Lois Chichinoff Thadei is an Aleut born into a Tlingit and Haida community in Southeast Alaska. She is a 4th generation artist displaced from Unga, a now unpopulated community on Unga Island of the Aleutian Chain.

Her father, Louis Thadei, Jr., was a self-taught artist born in Ketchikan. He embellished found objects focusing on multi media and collage. Her aunt, Johanna Chichinoff Paddock Snyder, was a designer and skin sewer. In Lois’ family, creativity was expected, and neither discouraged nor encouraged. Creativity was just a part of everyday life.

“Weaving is the core of my creative expression,” Lois said. “Guided by ancient hands and echoes of voices recently passed, I manipulate materials – the pieces determine their own dimension and form. I offer only the hands, while others are the heart and soul of my work.”

Lois makes diminutive baskets sweetly woven during early winter. Accompanied by friends, apprentices or fellow weavers, she gently harvests perennial grasses from an ecologically fragile series of bird resting sites between Cook Inlet in Alaska and California. Each site is part of the great Pacific coast migratory flyway and part of Lois’ migration as an Aleut woman harvesting grasses.  Weaving materials are harvested based upon how much can be taken, given the growing conditions each year. She carefully cures Scripus Americanus and Elymus Mollis in the ancient, Aleut method. The baskets honor her Aleut heritage while displaying appreciation of the indigenous wild beach grasses.

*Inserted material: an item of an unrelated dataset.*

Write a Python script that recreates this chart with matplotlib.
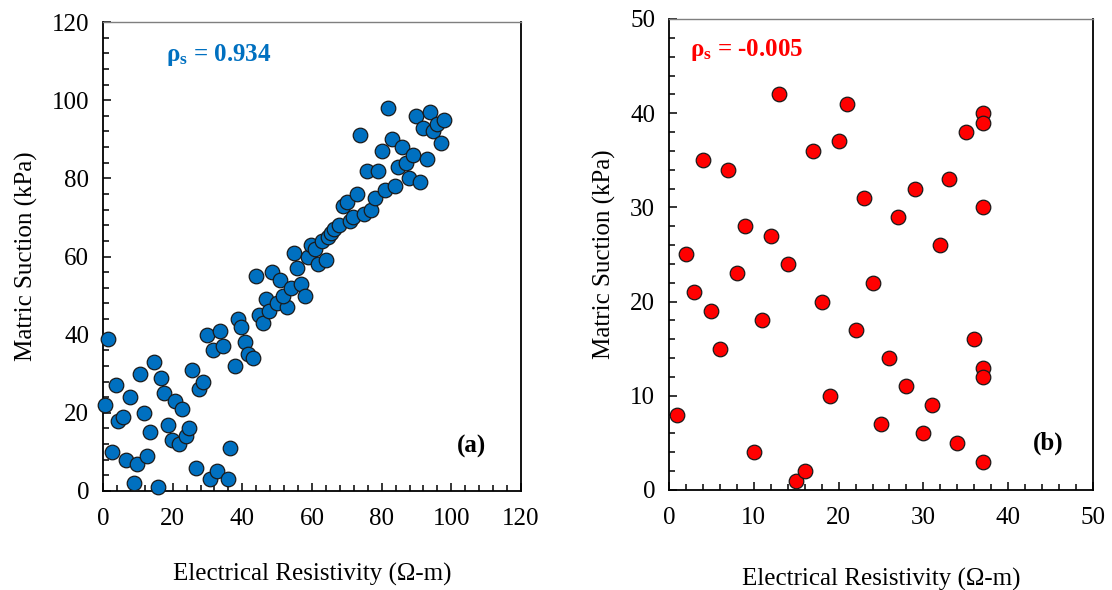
import matplotlib
matplotlib.use("Agg")
import matplotlib.pyplot as plt
from matplotlib.ticker import MultipleLocator

plt.rcParams['font.family'] = ['Liberation Serif', 'DejaVu Serif']
plt.rcParams['mathtext.fontset'] = 'custom'
plt.rcParams['mathtext.rm'] = 'Liberation Serif:bold'
plt.rcParams['mathtext.it'] = 'Liberation Serif:bold'
plt.rcParams['mathtext.bf'] = 'Liberation Serif:bold'

# panel (a): resistivity vs suction, strong correlation
res_a = [1.5, 0.5, 3.6, 7.7, 4.4, 5.8, 2.7, 6.7, 9.8, 8.8, 10.7, 11.7, 12.6, 13.6, 14.6,
         15.8, 16.7, 17.6, 18.7, 19.7, 20.7, 21.9, 22.8, 23.7, 24.8, 25.6, 26.7, 27.7, 28.7,
         29.8, 30.7, 31.7, 32.8, 33.7, 34.6, 35.8, 36.6, 37.8, 38.7, 39.7, 40.8, 41.7, 43.0,
         43.8, 44.8, 45.9, 46.7, 47.7, 48.4, 50.8, 49.9, 52.9, 51.8, 53.9, 54.8, 55.8, 56.8,
         57.9, 58.9, 59.8, 60.9, 61.8, 62.8, 63.9, 64.7, 65.5, 66.4, 67.8, 68.8, 70.0, 70.9,
         71.9, 72.8, 73.8, 74.9, 75.9, 77.0, 78.1, 79.0, 80.0, 81.0, 81.9, 82.9, 83.9, 84.7,
         85.9, 86.9, 87.9, 88.9, 89.9, 91.0, 91.8, 92.9, 93.9, 94.8, 95.8, 97.0, 97.9]
suc_a = [39, 22, 27, 24, 18, 19, 10, 8, 7, 2, 30, 20, 9, 15, 33,
         1, 29, 25, 17, 13, 23, 12, 21, 14, 16, 31, 6, 26, 28,
         40, 3, 36, 5, 41, 37, 3, 11, 32, 44, 42, 38, 35, 34,
         55, 45, 43, 49, 46, 56, 54, 48, 47, 50, 52, 61, 57, 53,
         50, 60, 63, 62, 58, 64, 59, 65, 66, 67, 68, 73, 74, 69,
         70, 76, 91, 71, 82, 72, 75, 82, 87, 77, 98, 90, 78, 83,
         88, 84, 80, 86, 96, 79, 93, 85, 97, 92, 94, 89, 95]

# panel (b): no correlation
res_b = [1, 2, 3, 4, 5, 6, 7, 8, 9, 10, 11, 12, 13, 14, 15, 16, 17, 18, 19, 20, 21,
         22, 23, 24, 25, 26, 27, 28, 29, 30, 31, 32, 33, 34, 35, 36, 37, 37, 37, 37, 37, 37]
suc_b = [8, 25, 21, 35, 19, 15, 34, 23, 28, 4, 18, 27, 42, 24, 1, 2, 36, 20, 10, 37, 41,
         17, 31, 22, 7, 14, 29, 11, 32, 6, 9, 26, 33, 5, 38, 16, 40, 39, 30, 13, 12, 3]

fig = plt.figure(figsize=(11.12, 5.90), dpi=100)
ax1 = fig.add_axes([0.0926, 0.1678, 0.3759, 0.7949])
ax2 = fig.add_axes([0.6016, 0.1695, 0.3813, 0.7983])


def style_axes(ax, lim, major, minor, xpad):
    ax.set_xlim(0, lim)
    ax.set_ylim(0, lim)
    ax.xaxis.set_major_locator(MultipleLocator(major))
    ax.yaxis.set_major_locator(MultipleLocator(major))
    ax.xaxis.set_minor_locator(MultipleLocator(minor))
    ax.yaxis.set_minor_locator(MultipleLocator(minor))
    ax.tick_params(which='both', direction='in', top=False, right=False, labelsize=18, width=1.1)
    ax.tick_params(axis='x', which='major', length=6, pad=12)
    ax.tick_params(axis='y', which='major', length=6, pad=10)
    ax.tick_params(which='minor', length=4)
    ax.spines['top'].set_color('#7f7f7f')
    ax.spines['top'].set_linewidth(1.0)
    for s in ['left', 'bottom', 'right']:
        ax.spines[s].set_color('black')
        ax.spines[s].set_linewidth(1.3)
    ax.set_xlabel('Electrical Resistivity (Ω-m)', fontsize=18, labelpad=xpad)
    ax.set_ylabel('Matric Suction (kPa)', fontsize=18, labelpad=10)


ax1.scatter(res_a, suc_a, s=110, color='#0070C0', edgecolors='#1a1a1a', linewidths=0.9,
            zorder=3, clip_on=False)
style_axes(ax1, 120, 20, 4, 24)
ax1.text(0.15, 0.93, r'$\rho_s$ = 0.934', transform=ax1.transAxes, color='#0070C0',
         fontsize=18, fontweight='bold', va='center')
ax1.text(0.882, 0.095, '(a)', transform=ax1.transAxes, fontsize=18, fontweight='bold',
         ha='center', va='center')

ax2.scatter(res_b, suc_b, s=110, color='#FF0000', edgecolors='#1a1a1a', linewidths=0.9,
            zorder=3, clip_on=False)
style_axes(ax2, 50, 10, 2, 28)
ax2.text(0.05, 0.935, r'$\rho_s$ = -0.005', transform=ax2.transAxes, color='#FF0000',
         fontsize=18, fontweight='bold', va='center')
ax2.text(0.895, 0.1, '(b)', transform=ax2.transAxes, fontsize=18, fontweight='bold',
         ha='center', va='center')

fig.savefig('out.png', dpi=100)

Lois has won numerous awards for her art, which was exhibited in Hitéemlkiliiksix, an exhibition of work from the Gathering of Indigenous Visual Artists of the Pacific Rim held at The Evergreen State College in June 2001. Other honors and awards include: 2nd in Woven Regalia (Cedar Rain Hat) 1998, Northwest Indian Art; 2nd in Basketry (Cedar Utility Basket) 1999, Northwest Indian Art; and Urban Indian Art Show Tacoma (Cedar Utility Basket) 2000.

She has studied and apprenticed with many notable artists, including Katherine Ross, an Aleut teacher, Joe Senengutuk, Cheryl Samuel, Holly Churchill, Evelyn Vanderhoop, Pete Peterson, Theresa Parker and Leliani Jones. She has a Masters Degree in Management from Marylhurst University and attended Oregon School of Arts & Crafts. She was a recipient of a Sealaska Heritage scholarship (regalia making) in 1999.